§ DIRECTIONS: Copy exactly the lines that run from the top of the listing to the line containing "ax = fig.add_axes([0.305, 0.1437, 0.612, 0.7931])", both ends included, and omit the pictures.

<<<<

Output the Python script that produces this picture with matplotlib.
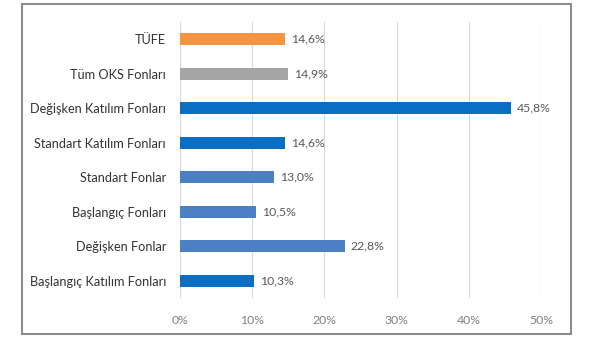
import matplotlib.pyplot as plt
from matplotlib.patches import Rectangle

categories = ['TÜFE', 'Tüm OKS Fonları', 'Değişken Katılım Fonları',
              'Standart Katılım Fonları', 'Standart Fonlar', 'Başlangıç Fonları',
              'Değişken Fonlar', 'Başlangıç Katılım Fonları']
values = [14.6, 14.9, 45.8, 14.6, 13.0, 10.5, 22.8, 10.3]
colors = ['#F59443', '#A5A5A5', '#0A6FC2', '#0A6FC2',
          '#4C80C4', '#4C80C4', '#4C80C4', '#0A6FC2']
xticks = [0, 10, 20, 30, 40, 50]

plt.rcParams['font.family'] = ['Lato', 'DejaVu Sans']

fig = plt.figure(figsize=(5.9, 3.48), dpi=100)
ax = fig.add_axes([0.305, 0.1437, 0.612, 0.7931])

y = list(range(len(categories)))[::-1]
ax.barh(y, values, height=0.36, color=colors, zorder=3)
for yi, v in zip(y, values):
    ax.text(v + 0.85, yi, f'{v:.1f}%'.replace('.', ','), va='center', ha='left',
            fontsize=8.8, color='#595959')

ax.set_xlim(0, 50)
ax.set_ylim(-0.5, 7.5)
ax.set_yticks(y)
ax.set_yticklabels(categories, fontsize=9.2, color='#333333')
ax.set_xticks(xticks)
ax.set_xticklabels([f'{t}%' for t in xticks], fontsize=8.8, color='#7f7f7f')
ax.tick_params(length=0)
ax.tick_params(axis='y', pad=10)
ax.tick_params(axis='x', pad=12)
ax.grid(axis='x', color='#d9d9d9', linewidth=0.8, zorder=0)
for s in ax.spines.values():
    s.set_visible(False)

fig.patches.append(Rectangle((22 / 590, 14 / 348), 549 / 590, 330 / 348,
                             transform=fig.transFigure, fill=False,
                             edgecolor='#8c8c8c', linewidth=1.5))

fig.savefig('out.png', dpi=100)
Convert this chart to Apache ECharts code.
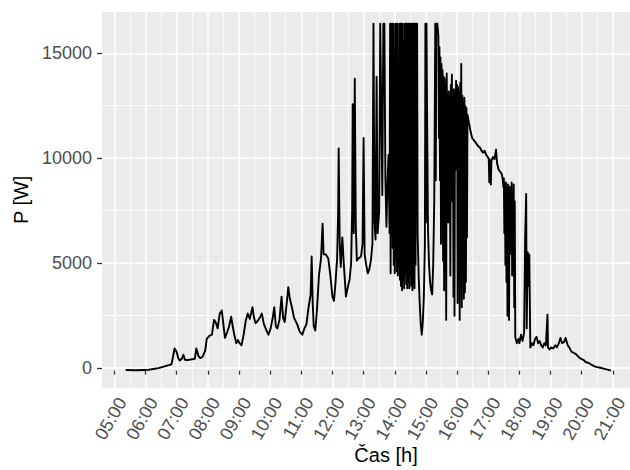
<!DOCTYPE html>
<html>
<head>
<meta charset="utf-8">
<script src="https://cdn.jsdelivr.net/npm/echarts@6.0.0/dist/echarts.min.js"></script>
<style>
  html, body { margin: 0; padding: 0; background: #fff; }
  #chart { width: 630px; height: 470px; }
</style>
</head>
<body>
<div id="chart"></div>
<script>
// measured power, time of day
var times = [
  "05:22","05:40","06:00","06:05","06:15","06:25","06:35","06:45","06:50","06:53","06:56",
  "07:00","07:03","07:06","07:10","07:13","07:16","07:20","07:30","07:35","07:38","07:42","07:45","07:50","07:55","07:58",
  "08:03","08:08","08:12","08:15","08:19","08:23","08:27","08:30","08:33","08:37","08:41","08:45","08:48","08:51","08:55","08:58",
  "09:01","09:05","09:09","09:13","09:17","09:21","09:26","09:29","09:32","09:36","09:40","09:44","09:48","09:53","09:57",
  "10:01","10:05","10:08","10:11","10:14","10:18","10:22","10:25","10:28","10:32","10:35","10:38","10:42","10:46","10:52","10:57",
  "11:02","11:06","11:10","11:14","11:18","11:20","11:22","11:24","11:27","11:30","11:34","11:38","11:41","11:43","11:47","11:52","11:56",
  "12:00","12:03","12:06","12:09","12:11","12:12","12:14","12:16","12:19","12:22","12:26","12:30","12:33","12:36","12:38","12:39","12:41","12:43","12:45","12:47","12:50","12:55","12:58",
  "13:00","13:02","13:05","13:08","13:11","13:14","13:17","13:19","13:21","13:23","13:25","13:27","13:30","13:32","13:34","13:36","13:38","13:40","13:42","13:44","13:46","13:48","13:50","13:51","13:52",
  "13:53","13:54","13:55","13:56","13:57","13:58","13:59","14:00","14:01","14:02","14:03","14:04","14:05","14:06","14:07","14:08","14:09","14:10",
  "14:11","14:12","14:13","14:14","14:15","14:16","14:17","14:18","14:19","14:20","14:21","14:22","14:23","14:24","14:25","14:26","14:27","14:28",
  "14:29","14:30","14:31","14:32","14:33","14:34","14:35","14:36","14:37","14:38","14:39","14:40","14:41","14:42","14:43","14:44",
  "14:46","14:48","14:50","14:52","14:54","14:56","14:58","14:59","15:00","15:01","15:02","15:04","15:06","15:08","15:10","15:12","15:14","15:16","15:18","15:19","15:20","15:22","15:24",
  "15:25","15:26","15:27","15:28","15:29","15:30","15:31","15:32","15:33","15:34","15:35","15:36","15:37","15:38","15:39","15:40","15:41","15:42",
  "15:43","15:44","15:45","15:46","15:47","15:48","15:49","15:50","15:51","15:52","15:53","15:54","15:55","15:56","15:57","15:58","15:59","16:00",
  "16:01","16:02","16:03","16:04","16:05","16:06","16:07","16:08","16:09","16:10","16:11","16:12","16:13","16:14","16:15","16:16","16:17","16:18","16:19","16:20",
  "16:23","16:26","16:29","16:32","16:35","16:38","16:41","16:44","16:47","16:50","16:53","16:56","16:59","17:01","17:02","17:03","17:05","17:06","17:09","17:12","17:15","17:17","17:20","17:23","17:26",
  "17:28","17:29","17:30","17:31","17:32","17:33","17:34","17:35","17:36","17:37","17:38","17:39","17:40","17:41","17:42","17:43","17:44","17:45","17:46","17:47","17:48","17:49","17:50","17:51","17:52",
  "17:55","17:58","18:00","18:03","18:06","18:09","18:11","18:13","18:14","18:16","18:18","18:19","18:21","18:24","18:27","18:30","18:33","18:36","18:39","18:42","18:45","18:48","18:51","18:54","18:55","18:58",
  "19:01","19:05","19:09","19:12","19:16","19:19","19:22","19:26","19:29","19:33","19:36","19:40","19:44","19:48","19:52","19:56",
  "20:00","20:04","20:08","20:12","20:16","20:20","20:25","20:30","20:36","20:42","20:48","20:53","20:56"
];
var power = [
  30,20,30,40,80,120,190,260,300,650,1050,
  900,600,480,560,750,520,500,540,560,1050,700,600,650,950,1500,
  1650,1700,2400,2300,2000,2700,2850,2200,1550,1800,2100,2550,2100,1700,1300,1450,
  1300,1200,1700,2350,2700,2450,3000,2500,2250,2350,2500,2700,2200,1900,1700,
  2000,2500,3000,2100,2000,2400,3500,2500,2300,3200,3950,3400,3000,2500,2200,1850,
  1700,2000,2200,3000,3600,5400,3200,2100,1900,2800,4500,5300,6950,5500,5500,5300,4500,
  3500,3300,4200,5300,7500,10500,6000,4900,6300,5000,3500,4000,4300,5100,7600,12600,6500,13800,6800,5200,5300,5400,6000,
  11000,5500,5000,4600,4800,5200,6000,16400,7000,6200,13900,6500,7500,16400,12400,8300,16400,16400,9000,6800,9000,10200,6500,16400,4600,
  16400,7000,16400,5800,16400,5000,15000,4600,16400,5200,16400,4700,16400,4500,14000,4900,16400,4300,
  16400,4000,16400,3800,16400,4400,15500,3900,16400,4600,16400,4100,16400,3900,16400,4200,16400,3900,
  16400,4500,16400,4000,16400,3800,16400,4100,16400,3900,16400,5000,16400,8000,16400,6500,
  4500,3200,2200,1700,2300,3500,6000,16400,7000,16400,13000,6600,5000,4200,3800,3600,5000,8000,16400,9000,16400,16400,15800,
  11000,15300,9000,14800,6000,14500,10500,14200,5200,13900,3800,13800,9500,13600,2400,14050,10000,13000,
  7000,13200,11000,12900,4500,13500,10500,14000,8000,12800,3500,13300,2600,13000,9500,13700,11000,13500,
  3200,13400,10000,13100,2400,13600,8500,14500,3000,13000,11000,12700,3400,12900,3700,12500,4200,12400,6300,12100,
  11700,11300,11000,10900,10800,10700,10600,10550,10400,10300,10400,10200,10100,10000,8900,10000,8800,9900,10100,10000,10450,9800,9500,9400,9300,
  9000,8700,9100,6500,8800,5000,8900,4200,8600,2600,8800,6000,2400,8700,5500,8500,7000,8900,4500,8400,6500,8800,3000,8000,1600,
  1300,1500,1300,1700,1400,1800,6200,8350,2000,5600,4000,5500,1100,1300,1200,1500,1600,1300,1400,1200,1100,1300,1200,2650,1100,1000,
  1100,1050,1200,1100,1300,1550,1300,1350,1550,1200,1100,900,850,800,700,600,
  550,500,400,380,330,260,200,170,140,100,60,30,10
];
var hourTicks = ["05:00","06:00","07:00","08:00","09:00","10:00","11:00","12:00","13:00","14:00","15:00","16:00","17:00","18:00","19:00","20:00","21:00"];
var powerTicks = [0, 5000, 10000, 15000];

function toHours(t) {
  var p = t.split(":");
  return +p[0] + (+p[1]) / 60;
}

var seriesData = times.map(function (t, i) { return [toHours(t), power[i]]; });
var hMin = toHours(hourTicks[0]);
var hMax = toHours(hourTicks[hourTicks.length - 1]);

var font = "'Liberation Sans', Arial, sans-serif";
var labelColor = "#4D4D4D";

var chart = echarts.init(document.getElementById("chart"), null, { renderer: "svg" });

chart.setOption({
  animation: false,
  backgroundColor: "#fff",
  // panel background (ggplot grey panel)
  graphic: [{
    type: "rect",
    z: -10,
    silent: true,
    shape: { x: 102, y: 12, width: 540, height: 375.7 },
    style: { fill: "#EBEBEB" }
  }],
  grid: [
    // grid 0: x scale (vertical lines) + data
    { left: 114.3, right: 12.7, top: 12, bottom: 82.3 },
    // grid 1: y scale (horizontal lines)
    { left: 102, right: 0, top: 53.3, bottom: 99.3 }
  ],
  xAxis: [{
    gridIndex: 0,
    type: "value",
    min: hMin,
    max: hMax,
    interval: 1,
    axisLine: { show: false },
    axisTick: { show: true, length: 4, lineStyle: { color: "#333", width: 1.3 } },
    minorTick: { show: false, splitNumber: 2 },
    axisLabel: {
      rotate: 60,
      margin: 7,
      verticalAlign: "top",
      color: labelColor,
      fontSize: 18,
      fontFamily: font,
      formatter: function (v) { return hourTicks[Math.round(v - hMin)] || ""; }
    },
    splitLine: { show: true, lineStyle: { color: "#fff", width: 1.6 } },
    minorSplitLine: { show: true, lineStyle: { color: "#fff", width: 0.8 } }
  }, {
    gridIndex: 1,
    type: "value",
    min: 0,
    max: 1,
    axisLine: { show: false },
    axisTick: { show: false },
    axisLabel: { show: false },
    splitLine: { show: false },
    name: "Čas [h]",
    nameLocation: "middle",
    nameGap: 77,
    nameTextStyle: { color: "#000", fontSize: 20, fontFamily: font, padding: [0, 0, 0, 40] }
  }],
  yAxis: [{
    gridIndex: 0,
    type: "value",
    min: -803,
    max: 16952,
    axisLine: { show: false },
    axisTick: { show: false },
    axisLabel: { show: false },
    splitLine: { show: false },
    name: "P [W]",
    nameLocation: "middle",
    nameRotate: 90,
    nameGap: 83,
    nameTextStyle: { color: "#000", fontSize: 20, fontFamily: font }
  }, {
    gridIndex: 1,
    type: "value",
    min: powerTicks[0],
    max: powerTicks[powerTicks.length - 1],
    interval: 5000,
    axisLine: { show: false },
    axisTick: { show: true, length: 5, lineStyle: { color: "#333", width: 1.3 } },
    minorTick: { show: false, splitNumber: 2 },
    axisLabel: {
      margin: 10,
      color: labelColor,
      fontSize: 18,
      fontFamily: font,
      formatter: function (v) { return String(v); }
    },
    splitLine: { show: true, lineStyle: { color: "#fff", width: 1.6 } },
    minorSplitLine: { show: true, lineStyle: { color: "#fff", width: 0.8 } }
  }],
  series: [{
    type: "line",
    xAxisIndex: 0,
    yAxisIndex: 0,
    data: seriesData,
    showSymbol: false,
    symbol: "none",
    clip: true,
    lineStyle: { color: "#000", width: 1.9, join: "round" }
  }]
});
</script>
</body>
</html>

>>>>

§ PROBLEM SOLUTION:
Output the Python script that produces this picture with matplotlib.
import matplotlib.pyplot as plt
from matplotlib.patches import Rectangle

categories = ['TÜFE', 'Tüm OKS Fonları', 'Değişken Katılım Fonları',
              'Standart Katılım Fonları', 'Standart Fonlar', 'Başlangıç Fonları',
              'Değişken Fonlar', 'Başlangıç Katılım Fonları']
values = [14.6, 14.9, 45.8, 14.6, 13.0, 10.5, 22.8, 10.3]
colors = ['#F59443', '#A5A5A5', '#0A6FC2', '#0A6FC2',
          '#4C80C4', '#4C80C4', '#4C80C4', '#0A6FC2']
xticks = [0, 10, 20, 30, 40, 50]

plt.rcParams['font.family'] = ['Lato', 'DejaVu Sans']

fig = plt.figure(figsize=(5.9, 3.48), dpi=100)
ax = fig.add_axes([0.305, 0.1437, 0.612, 0.7931])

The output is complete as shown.